Page 5: Chargaff’s Analysis
Erwin Chargaff analyzed DNA base composition across species.
Findings:
Adenine (A) = Thymine (T)
Cytosine (C) = Guanine (G)
Example percentages from various organisms.
Page 6: Griffith’s Bacterial Transformation
Late 1920s: Frederick Griffith works with S. pneumoniae bacteria.
Two strains: Smooth (S) - fatal, Rough (R) - non-fatal.
Smooth strains have protective capsules; heat-killed S are non-fatal.
Live R mixed with heat-killed S result in fatalities (transformation).
Page 7: Griffith’s Results
Question: How did R obtain the S strain's traits?
Genetic material transferred from heat-killed S to living R.
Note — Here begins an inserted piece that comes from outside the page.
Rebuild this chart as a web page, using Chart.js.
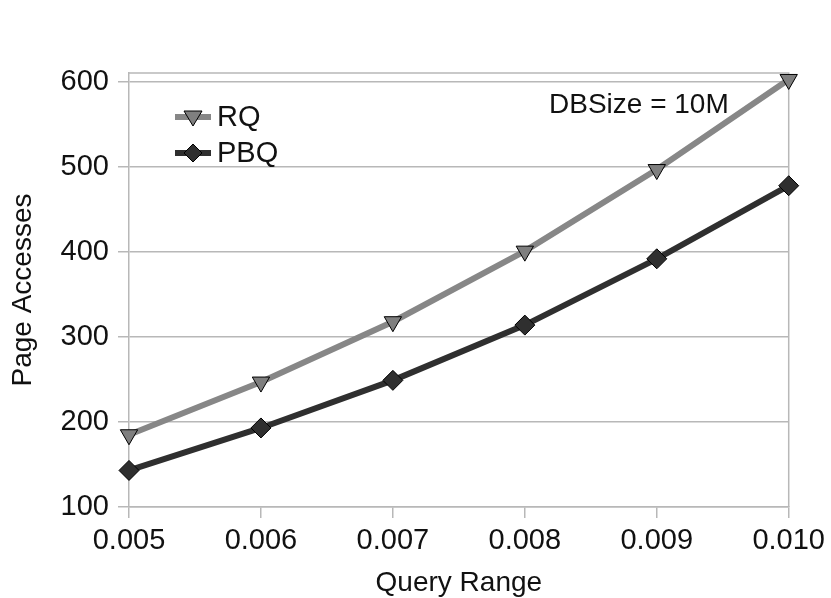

Page 8: Avery, MacLeod, and McCarty's Work
1940s: Investigating the biochemical basis of transformation.
Conclusion: Only purified DNA from type S could transform type R.
Tested DNase, RNase, and proteases to confirm DNA as the genetic material.
Page 9: Replicating Avery's Findings
Further experimentation using DNase, RNase, proteases.
Absence of transformation by DNase confirms DNA as genetic material.
Page 10: Double-Helix Structure
1953: Watson and Crick propose DNA's double helix structure using models.
Rosalind Franklin's X-ray diffraction provides crucial evidence.
Page 12: Nobel Prize Recognition
Watson, Crick, and Wilkins receive Nobel Prize in 1962.
Franklin’s contributions recognized posthumously.
Page 13: Levels of DNA Structure
Levels include:
Nucleotides
Strand
Double helix
Chromosomes
Genome
Page 14: Nucleotide Composition
Nucleotides made of:
Phosphate group
Pentose sugar (Deoxyribose for DNA)
Nitrogenous bases (A, G, C, T)
RNA has ribose and uses uracil (U).
Page 15: Nucleotide Numbering System
Sugar carbons numbered 1′ to 5′:
Base on 1′ carbon, phosphate on 5′ carbon.
Page 16: Phosphodiester Bonds
Nucleotides covalently bonded via phosphodiester bonds.
Backbone made of phosphates and sugars, bases project, written 5′ to 3′.
Page 17: Features of DNA
Characteristics:
Double-stranded, antiparallel strands, right-handed helix.
Sugar-phosphate backbone with bases on the inside.
Page 18: Grooves of the DNA Strand
Major groove: Proteins bind affecting gene expression.
Minor groove: Narrower, less accessible.
Page 19: RNA Characteristics
Usually single-stranded; sugar is ribose.
Uses uracil instead of thymine; multiple forms (mRNA, rRNA, tRNA).
Page 21: Eukaryotic Chromosomes
Eukaryotic chromosomes can be hundreds of millions of base pairs long.
Composed of chromatin (DNA-protein complex).
Page 22: Levels of DNA Compaction
Levels are:
DNA wrapping around histones (nucleosomes).
30-nm fiber (3D zigzag of nucleosomes).
Radial loop domains formed by SMC proteins.
Page 23: Degrees of Compaction
Not uniform across chromosomes:
Heterochromatin (very compact).
Euchromatin (less compact); chromosomes highly compacted in metaphase.